老いのひとこと

まるで他人事のように自分は「老人性うつ」とは関係がないと平気な顔でうそぶくのは甚だ宜しくはなかろう。

生来この傾向は持病の如く我が身には付きまとう。

青春時代の一時期にはほぼ一箇年を棒に振ったし現役晩年期には背広の内ポケットには依願退職書を密かに忍ばせたことは偽らざる事実なのだ。

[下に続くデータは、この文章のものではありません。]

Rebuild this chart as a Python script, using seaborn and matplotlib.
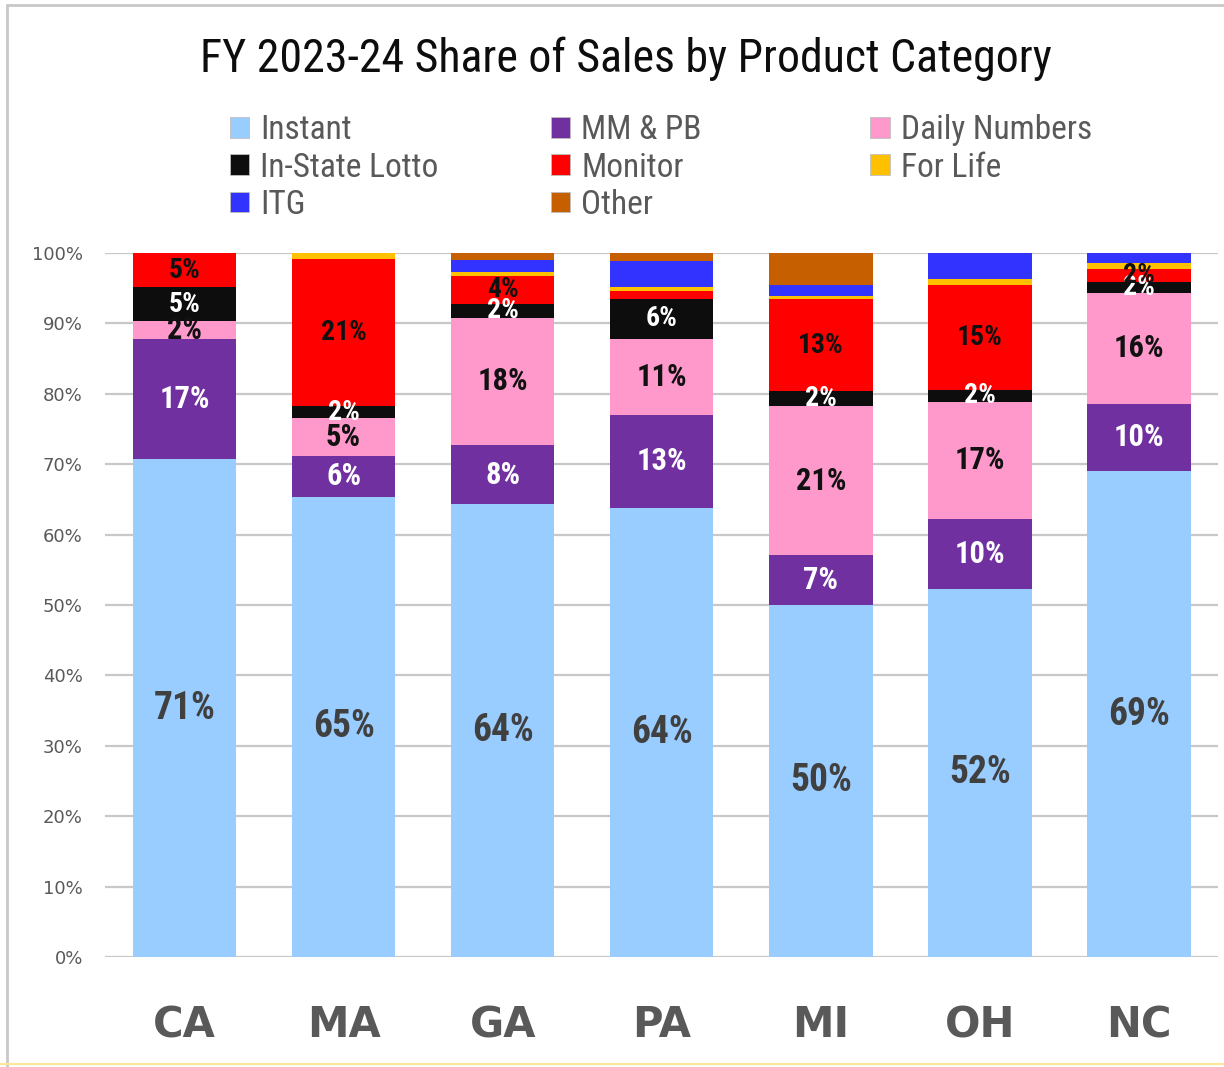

休火山のようにいつ何時噴出しないとも限らない危険な要素を秘めるのです。

 

今や食欲旺盛の年代ではないが辛うじて三度の食事は済ましおるが酒量が極端に減った。

睡眠は小用のため一二度は目覚めるが今のところは一応支障はない。

 

しかし言うに言われぬ心の寂しさが終始付きまとう。

寂寥感というべきか寂寞感に襲われると表すべきか何となく寂しい心情が覆い被さるのだ。

 

もう既にとっくの昔に四人のいとこ達はわたしより遠ざかり去って行ってしまった。

孫たちと云えども確信をもって食い止める自信はもう何処にもない。

もう何人かはしだいに遠ざかりゆく。

寂しいなあ。

 

おしなべて身内のものからも疎んぜられ見放されても何の不思議もない。

 

元々此の我はお空の遥か彼方で一人ぽっちで立ちすくめるはんぱ者。

 

 

一日も早く笑顔で待ち受けて呉れる母の御許に帰りたい。